**DATASET RECORDS**.

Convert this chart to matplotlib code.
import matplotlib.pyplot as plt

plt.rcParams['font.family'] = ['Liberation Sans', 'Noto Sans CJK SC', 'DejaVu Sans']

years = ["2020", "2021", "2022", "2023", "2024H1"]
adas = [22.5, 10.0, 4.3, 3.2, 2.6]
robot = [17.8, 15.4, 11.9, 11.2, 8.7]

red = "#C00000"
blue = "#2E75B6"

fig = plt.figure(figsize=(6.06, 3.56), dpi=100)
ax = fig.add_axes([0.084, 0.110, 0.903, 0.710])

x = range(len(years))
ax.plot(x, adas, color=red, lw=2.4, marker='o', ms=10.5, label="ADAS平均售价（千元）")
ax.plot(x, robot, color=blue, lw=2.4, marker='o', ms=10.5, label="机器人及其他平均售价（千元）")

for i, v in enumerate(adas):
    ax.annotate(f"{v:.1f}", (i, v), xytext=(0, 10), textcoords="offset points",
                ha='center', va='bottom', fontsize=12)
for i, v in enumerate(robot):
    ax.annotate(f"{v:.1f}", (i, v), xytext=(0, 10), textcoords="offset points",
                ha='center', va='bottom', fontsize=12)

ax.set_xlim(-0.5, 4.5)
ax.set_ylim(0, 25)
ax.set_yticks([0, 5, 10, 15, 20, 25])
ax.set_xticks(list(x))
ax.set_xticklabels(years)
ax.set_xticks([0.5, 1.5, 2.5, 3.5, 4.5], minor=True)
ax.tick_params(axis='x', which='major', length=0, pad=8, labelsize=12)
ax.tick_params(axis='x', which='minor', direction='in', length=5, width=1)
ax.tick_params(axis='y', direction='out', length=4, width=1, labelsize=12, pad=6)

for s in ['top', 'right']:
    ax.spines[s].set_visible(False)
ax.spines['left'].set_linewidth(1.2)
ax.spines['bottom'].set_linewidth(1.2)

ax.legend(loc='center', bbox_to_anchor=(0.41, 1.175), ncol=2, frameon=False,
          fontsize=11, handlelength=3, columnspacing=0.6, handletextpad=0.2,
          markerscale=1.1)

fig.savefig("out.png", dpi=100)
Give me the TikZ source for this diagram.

**TASK DETAILS**.
Reproduce the material above without altering a single character.

**CORRECT OUTPUT**.
Convert this chart to matplotlib code.
import matplotlib.pyplot as plt

plt.rcParams['font.family'] = ['Liberation Sans', 'Noto Sans CJK SC', 'DejaVu Sans']

years = ["2020", "2021", "2022", "2023", "2024H1"]
adas = [22.5, 10.0, 4.3, 3.2, 2.6]
robot = [17.8, 15.4, 11.9, 11.2, 8.7]

red = "#C00000"
blue = "#2E75B6"

fig = plt.figure(figsize=(6.06, 3.56), dpi=100)
ax = fig.add_axes([0.084, 0.110, 0.903, 0.710])

x = range(len(years))
ax.plot(x, adas, color=red, lw=2.4, marker='o', ms=10.5, label="ADAS平均售价（千元）")
ax.plot(x, robot, color=blue, lw=2.4, marker='o', ms=10.5, label="机器人及其他平均售价（千元）")

for i, v in enumerate(adas):
    ax.annotate(f"{v:.1f}", (i, v), xytext=(0, 10), textcoords="offset points",
                ha='center', va='bottom', fontsize=12)
for i, v in enumerate(robot):
    ax.annotate(f"{v:.1f}", (i, v), xytext=(0, 10), textcoords="offset points",
                ha='center', va='bottom', fontsize=12)

ax.set_xlim(-0.5, 4.5)
ax.set_ylim(0, 25)
ax.set_yticks([0, 5, 10, 15, 20, 25])
ax.set_xticks(list(x))
ax.set_xticklabels(years)
ax.set_xticks([0.5, 1.5, 2.5, 3.5, 4.5], minor=True)
ax.tick_params(axis='x', which='major', length=0, pad=8, labelsize=12)
ax.tick_params(axis='x', which='minor', direction='in', length=5, width=1)
ax.tick_params(axis='y', direction='out', length=4, width=1, labelsize=12, pad=6)

for s in ['top', 'right']:
    ax.spines[s].set_visible(False)
ax.spines['left'].set_linewidth(1.2)
ax.spines['bottom'].set_linewidth(1.2)

ax.legend(loc='center', bbox_to_anchor=(0.41, 1.175), ncol=2, frameon=False,
          fontsize=11, handlelength=3, columnspacing=0.6, handletextpad=0.2,
          markerscale=1.1)

fig.savefig("out.png", dpi=100)
Give me the TikZ source for this diagram.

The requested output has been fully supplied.